Task to carry out:
Transcribe the listing in full, excluding any pictures.
** start Information provided **
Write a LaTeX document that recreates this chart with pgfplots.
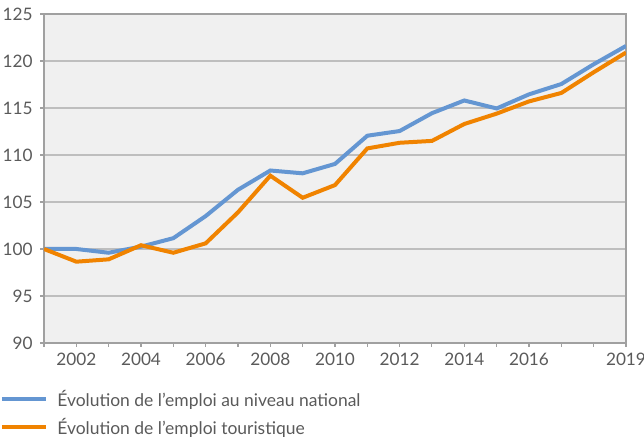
\documentclass[border=0pt]{standalone}
\usepackage{pgfplots}
\pgfplotsset{compat=1.18}
\usepackage{fontspec}
\setmainfont{Lato}
\definecolor{natblue}{RGB}{100,150,210}
\definecolor{touor}{RGB}{240,131,0}
\definecolor{bg}{RGB}{240,240,240}
\definecolor{gridc}{RGB}{190,190,190}
\definecolor{axc}{RGB}{160,160,160}
\definecolor{txt}{RGB}{90,90,90}
\begin{document}
\begin{tikzpicture}
\useasboundingbox (0,0) rectangle (483pt,328.5pt);
\begin{axis}[
 at={(33pt,71.25pt)}, anchor=south west,
 scale only axis, width=436.5pt, height=246.75pt,
 xmin=2001, xmax=2019, ymin=90, ymax=125,
 xtick={2002,2004,...,2016,2019}, minor xtick={2001,...,2019},
 ytick={90,95,...,125},
 ymajorgrids, major grid style={gridc, line width=0.8pt},
 axis background/.style={fill=bg},
 axis line style={axc, line width=1.2pt},
 tick align=outside, tick style={axc, line width=0.8pt},
 major tick length=3pt, minor tick length=3pt,
 xtick pos=lower, ytick pos=left,
 ticklabel style={font=\fontsize{12.9}{16}\selectfont, text=txt},
 yticklabel style={xshift=-2pt},
 xticklabel style={yshift=-1pt},
 /pgf/number format/assume math mode=true,
 /pgf/number format/1000 sep={},
 legend style={at={(axis description cs:-0.0756,-0.143)}, anchor=north west,
   draw=none, fill=none, inner sep=0pt, outer sep=0pt,
   font=\fontsize{13.1}{16}\selectfont, text=txt, row sep=7.5pt,
   nodes={inner sep=0pt},
   /tikz/every odd column/.append style={column sep=7pt}},
 legend cell align=left,
 legend image code/.code={\draw[#1, line width=3pt] (0pt,0pt) -- (33pt,0pt);},
]
\addplot[natblue, line width=3pt] coordinates {
(2001,100) (2002,100) (2003,99.6) (2004,100.25) (2005,101.15) (2006,103.5) (2007,106.3) (2008,108.35) (2009,108.05) (2010,109.05) (2011,112.05) (2012,112.55) (2013,114.45) (2014,115.8) (2015,114.95) (2016,116.45) (2017,117.55) (2018,119.65) (2019,121.6)};
\addlegendentry{Évolution de l’emploi au niveau national}
\addplot[touor, line width=3pt] coordinates {
(2001,100) (2002,98.65) (2003,98.9) (2004,100.4) (2005,99.6) (2006,100.6) (2007,103.9) (2008,107.8) (2009,105.45) (2010,106.8) (2011,110.7) (2012,111.3) (2013,111.5) (2014,113.3) (2015,114.4) (2016,115.7) (2017,116.6) (2018,118.8) (2019,120.9)};
\addlegendentry{Évolution de l’emploi touristique}
\end{axis}
\end{tikzpicture}
\end{document}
** end Information provided **
Worked answer:
Write a LaTeX document that recreates this chart with pgfplots.
\documentclass[border=0pt]{standalone}
\usepackage{pgfplots}
\pgfplotsset{compat=1.18}
\usepackage{fontspec}
\setmainfont{Lato}
\definecolor{natblue}{RGB}{100,150,210}
\definecolor{touor}{RGB}{240,131,0}
\definecolor{bg}{RGB}{240,240,240}
\definecolor{gridc}{RGB}{190,190,190}
\definecolor{axc}{RGB}{160,160,160}
\definecolor{txt}{RGB}{90,90,90}
\begin{document}
\begin{tikzpicture}
\useasboundingbox (0,0) rectangle (483pt,328.5pt);
\begin{axis}[
 at={(33pt,71.25pt)}, anchor=south west,
 scale only axis, width=436.5pt, height=246.75pt,
 xmin=2001, xmax=2019, ymin=90, ymax=125,
 xtick={2002,2004,...,2016,2019}, minor xtick={2001,...,2019},
 ytick={90,95,...,125},
 ymajorgrids, major grid style={gridc, line width=0.8pt},
 axis background/.style={fill=bg},
 axis line style={axc, line width=1.2pt},
 tick align=outside, tick style={axc, line width=0.8pt},
 major tick length=3pt, minor tick length=3pt,
 xtick pos=lower, ytick pos=left,
 ticklabel style={font=\fontsize{12.9}{16}\selectfont, text=txt},
 yticklabel style={xshift=-2pt},
 xticklabel style={yshift=-1pt},
 /pgf/number format/assume math mode=true,
 /pgf/number format/1000 sep={},
 legend style={at={(axis description cs:-0.0756,-0.143)}, anchor=north west,
   draw=none, fill=none, inner sep=0pt, outer sep=0pt,
   font=\fontsize{13.1}{16}\selectfont, text=txt, row sep=7.5pt,
   nodes={inner sep=0pt},
   /tikz/every odd column/.append style={column sep=7pt}},
 legend cell align=left,
 legend image code/.code={\draw[#1, line width=3pt] (0pt,0pt) -- (33pt,0pt);},
]
\addplot[natblue, line width=3pt] coordinates {
(2001,100) (2002,100) (2003,99.6) (2004,100.25) (2005,101.15) (2006,103.5) (2007,106.3) (2008,108.35) (2009,108.05) (2010,109.05) (2011,112.05) (2012,112.55) (2013,114.45) (2014,115.8) (2015,114.95) (2016,116.45) (2017,117.55) (2018,119.65) (2019,121.6)};
\addlegendentry{Évolution de l’emploi au niveau national}
\addplot[touor, line width=3pt] coordinates {
(2001,100) (2002,98.65) (2003,98.9) (2004,100.4) (2005,99.6) (2006,100.6) (2007,103.9) (2008,107.8) (2009,105.45) (2010,106.8) (2011,110.7) (2012,111.3) (2013,111.5) (2014,113.3) (2015,114.4) (2016,115.7) (2017,116.6) (2018,118.8) (2019,120.9)};
\addlegendentry{Évolution de l’emploi touristique}
\end{axis}
\end{tikzpicture}
\end{document}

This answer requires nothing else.